- SHORT EXERCISE -
Start with the line that contains "What Plotly.js code" and end with the line that contains "const yTicks = [0,1,2,3,4,5,6,7,8,9,10];"; retype those lines and the ones between them exactly, without any pictures.

- RECORDS FOR PROCESSING -
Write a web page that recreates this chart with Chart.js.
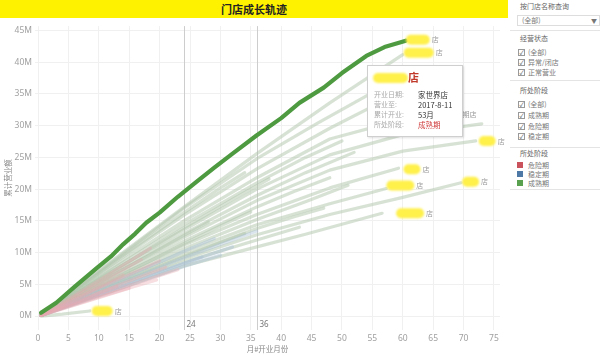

--

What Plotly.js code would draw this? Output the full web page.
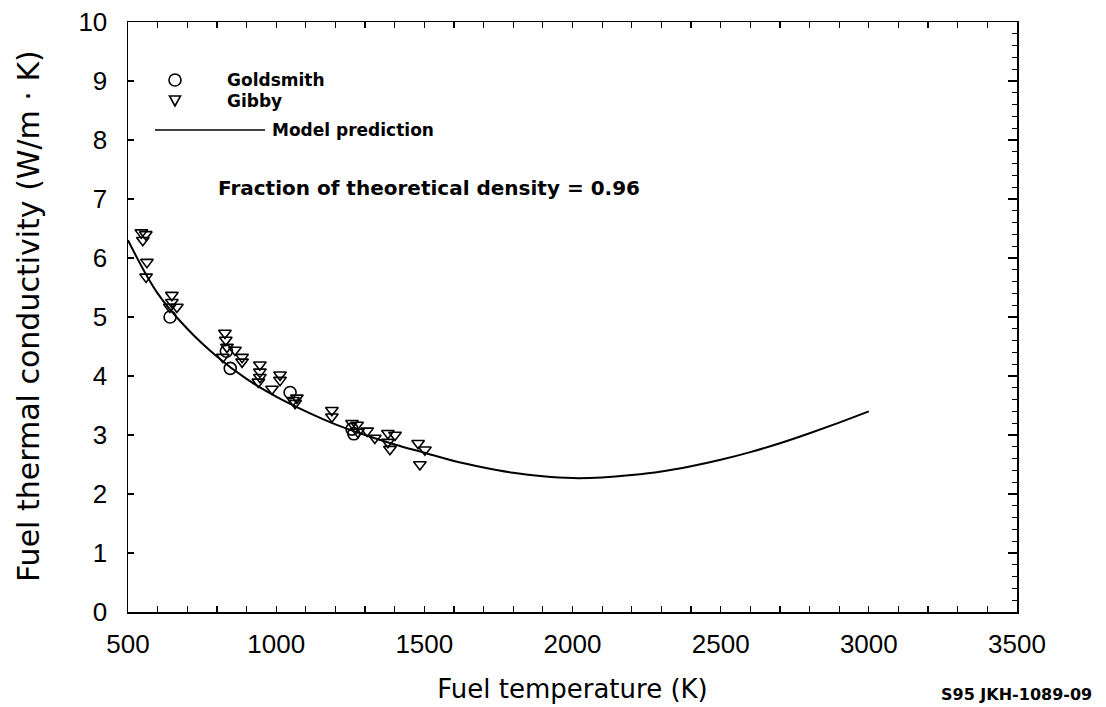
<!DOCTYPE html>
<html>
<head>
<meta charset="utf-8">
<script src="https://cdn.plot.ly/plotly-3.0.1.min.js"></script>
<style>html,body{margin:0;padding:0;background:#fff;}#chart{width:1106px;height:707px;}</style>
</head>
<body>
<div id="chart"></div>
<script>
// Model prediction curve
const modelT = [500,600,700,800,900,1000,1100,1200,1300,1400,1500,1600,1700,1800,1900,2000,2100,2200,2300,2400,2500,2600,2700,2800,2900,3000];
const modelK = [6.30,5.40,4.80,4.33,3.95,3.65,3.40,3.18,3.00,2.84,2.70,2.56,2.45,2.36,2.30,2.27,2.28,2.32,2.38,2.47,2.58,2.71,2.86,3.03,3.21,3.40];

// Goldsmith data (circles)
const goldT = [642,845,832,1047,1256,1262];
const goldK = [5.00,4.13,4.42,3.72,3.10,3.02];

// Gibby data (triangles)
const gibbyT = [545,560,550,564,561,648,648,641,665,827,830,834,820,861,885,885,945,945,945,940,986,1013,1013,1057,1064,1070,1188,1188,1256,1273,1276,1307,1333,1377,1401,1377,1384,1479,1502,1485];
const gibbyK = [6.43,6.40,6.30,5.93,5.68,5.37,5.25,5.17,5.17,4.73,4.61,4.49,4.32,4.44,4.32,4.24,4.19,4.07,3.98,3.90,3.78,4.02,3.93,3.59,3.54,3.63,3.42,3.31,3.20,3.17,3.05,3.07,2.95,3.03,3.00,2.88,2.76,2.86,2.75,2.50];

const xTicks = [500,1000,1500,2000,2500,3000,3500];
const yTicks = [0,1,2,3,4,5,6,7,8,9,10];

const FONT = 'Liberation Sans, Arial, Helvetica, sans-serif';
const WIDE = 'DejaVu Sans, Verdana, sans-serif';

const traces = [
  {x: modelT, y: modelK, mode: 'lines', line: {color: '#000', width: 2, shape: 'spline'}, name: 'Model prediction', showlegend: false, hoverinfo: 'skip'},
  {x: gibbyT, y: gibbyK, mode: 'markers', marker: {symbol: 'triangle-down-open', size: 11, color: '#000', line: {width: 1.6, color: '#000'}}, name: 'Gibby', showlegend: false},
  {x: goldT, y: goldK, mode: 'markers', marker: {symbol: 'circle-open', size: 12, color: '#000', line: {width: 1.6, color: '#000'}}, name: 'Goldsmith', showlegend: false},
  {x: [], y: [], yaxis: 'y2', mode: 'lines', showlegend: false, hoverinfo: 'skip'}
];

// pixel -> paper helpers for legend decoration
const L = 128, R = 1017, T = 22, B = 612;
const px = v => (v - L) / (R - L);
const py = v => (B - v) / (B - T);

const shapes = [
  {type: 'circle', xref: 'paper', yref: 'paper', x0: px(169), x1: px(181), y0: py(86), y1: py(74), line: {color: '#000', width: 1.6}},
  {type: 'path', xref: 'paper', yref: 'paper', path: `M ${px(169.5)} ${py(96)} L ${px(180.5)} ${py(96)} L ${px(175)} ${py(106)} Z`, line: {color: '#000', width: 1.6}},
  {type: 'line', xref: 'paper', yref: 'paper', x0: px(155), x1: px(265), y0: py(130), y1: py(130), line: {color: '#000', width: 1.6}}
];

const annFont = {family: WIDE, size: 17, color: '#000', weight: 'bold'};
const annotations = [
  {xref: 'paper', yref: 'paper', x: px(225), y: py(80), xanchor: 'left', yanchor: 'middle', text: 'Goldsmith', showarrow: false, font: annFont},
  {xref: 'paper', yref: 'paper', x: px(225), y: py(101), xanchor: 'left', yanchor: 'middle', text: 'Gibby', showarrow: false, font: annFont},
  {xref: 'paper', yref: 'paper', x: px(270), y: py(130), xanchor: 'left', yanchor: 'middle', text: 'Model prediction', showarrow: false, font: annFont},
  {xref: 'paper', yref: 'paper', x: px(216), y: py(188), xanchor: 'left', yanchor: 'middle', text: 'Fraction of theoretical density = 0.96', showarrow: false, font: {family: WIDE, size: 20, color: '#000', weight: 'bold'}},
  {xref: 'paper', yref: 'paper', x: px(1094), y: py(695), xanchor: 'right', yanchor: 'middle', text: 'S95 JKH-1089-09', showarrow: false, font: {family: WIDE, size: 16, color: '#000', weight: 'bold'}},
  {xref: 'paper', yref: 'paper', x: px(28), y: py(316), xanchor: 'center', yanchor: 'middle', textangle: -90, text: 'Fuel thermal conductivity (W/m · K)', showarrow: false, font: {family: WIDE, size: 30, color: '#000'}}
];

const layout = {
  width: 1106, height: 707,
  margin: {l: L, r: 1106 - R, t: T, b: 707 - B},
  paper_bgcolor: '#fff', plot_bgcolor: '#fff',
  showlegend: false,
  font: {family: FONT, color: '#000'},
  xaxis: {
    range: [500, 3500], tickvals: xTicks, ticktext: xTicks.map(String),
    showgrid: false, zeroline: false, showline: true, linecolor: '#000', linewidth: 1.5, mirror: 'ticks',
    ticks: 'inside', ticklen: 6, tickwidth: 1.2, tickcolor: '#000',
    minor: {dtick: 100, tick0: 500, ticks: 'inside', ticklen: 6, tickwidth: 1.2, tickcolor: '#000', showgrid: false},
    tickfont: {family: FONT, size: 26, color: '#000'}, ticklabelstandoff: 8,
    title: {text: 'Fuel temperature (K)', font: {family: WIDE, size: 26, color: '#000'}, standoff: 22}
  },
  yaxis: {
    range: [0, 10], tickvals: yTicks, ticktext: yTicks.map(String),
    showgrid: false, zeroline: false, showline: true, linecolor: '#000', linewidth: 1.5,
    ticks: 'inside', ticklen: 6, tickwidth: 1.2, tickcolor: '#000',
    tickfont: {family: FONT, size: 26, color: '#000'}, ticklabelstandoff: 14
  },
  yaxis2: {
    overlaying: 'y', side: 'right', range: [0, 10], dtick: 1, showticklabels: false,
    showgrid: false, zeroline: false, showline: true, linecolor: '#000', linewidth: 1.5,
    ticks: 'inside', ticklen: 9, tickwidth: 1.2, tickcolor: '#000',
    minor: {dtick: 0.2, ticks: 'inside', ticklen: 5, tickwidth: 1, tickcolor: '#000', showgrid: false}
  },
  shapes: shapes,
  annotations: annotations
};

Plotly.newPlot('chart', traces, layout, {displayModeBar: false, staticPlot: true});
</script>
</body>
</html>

- WRITTEN REPLY -
What Plotly.js code would draw this? Output the full web page.
<!DOCTYPE html>
<html>
<head>
<meta charset="utf-8">
<script src="https://cdn.plot.ly/plotly-3.0.1.min.js"></script>
<style>html,body{margin:0;padding:0;background:#fff;}#chart{width:1106px;height:707px;}</style>
</head>
<body>
<div id="chart"></div>
<script>
// Model prediction curve
const modelT = [500,600,700,800,900,1000,1100,1200,1300,1400,1500,1600,1700,1800,1900,2000,2100,2200,2300,2400,2500,2600,2700,2800,2900,3000];
const modelK = [6.30,5.40,4.80,4.33,3.95,3.65,3.40,3.18,3.00,2.84,2.70,2.56,2.45,2.36,2.30,2.27,2.28,2.32,2.38,2.47,2.58,2.71,2.86,3.03,3.21,3.40];

// Goldsmith data (circles)
const goldT = [642,845,832,1047,1256,1262];
const goldK = [5.00,4.13,4.42,3.72,3.10,3.02];

// Gibby data (triangles)
const gibbyT = [545,560,550,564,561,648,648,641,665,827,830,834,820,861,885,885,945,945,945,940,986,1013,1013,1057,1064,1070,1188,1188,1256,1273,1276,1307,1333,1377,1401,1377,1384,1479,1502,1485];
const gibbyK = [6.43,6.40,6.30,5.93,5.68,5.37,5.25,5.17,5.17,4.73,4.61,4.49,4.32,4.44,4.32,4.24,4.19,4.07,3.98,3.90,3.78,4.02,3.93,3.59,3.54,3.63,3.42,3.31,3.20,3.17,3.05,3.07,2.95,3.03,3.00,2.88,2.76,2.86,2.75,2.50];

const xTicks = [500,1000,1500,2000,2500,3000,3500];
const yTicks = [0,1,2,3,4,5,6,7,8,9,10];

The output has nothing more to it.